One serious limitation of the web client is the fact that you can't download more than one file at a time. If you highlight a file, the download button appears to the right of it, but the same does not happen when you select a folder. There's also no way to select more than one file to download. This means using the web client to restore all of your data is probably not feasible and is only useful for downloading a few files you need if you're away from your NAS and don't have Internet opened to the device.


The review is looking at two different components: Hyper Backup and Synology's C2 backup service.

If you have a Synology NAS device, using Hyper Backup is a no-brainer. It's a free tool that you install on your device, and can be used to backup to C2 or any number of other endpoints like Amazon, Azure, other Synology devices, or even rsync servers. It's a robust tool that has great options for backup and restore, is easy to setup, and just works in the background automatically. I'd give the tool a nine out of ten; there are some minor touches that need to be improved (I'm looking at you, sort!), but overall it does what it's supposed to do.

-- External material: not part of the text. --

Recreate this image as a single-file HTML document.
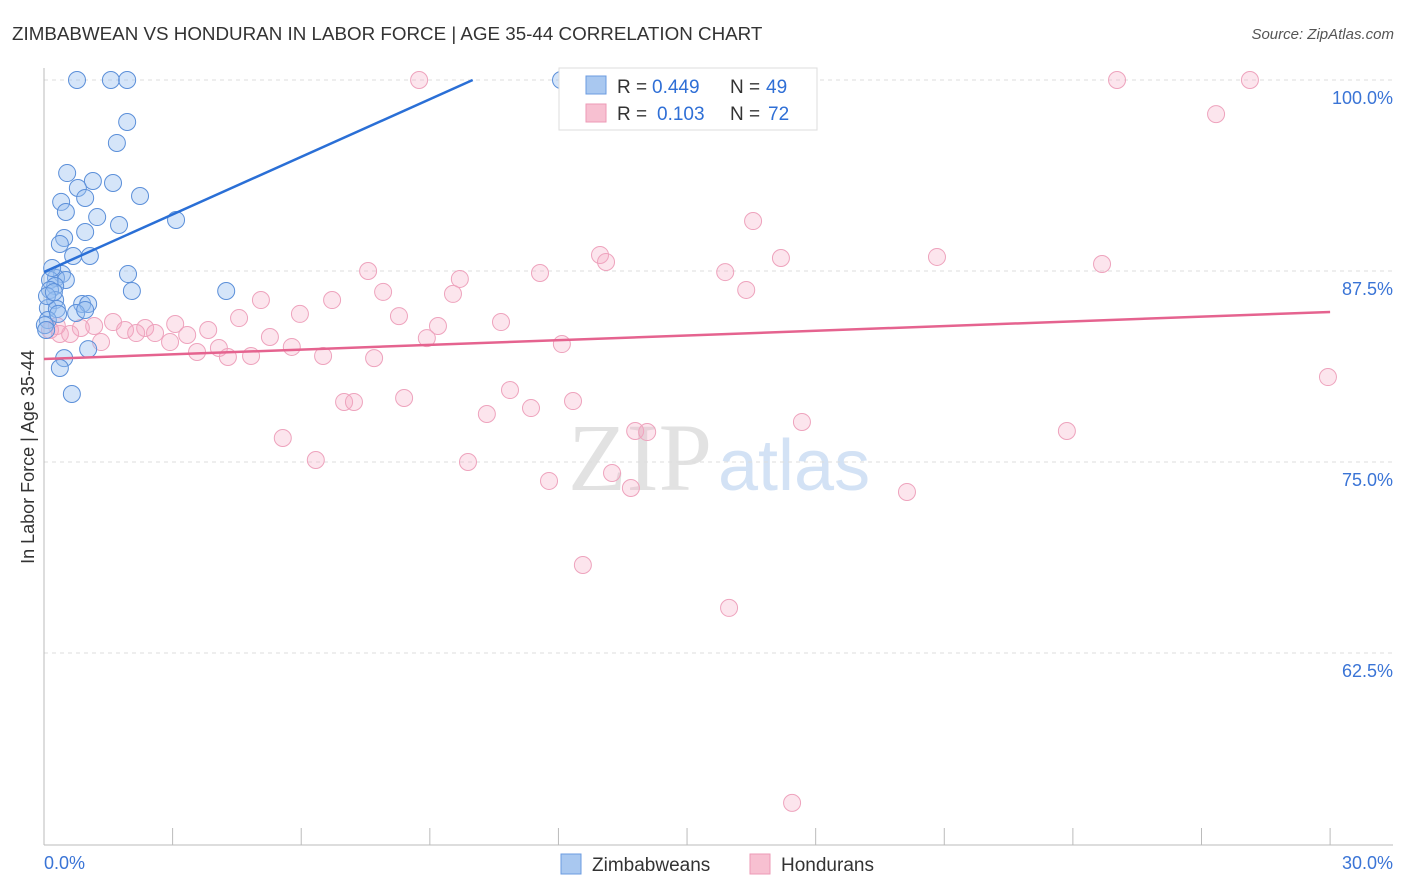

The C2 service isn't quite the slam dunk. The service is very affordable compared to other alternatives, and the fact that it integrates into Hyper Backup is great. Being able to encrypt your files locally is, in my mind, a required feature, so it's good to see it built in. The major negative is that you can't restore more than one file at a time, which could be an issue if your device is stolen or your house burns down, and you need your files quickly. Compounding the issue is the fact that the data is stored in Europe, so those in other parts of the world will have slower speeds. It's also questionable as to why the Edge browser isn't supported. For a first entry into the field though, it's a great start and I expect to see it improve over time. I'd rate the C2 service a seven out of ten.

That gives the combination an eight out of ten, which makes it a good solution to keep your data safe.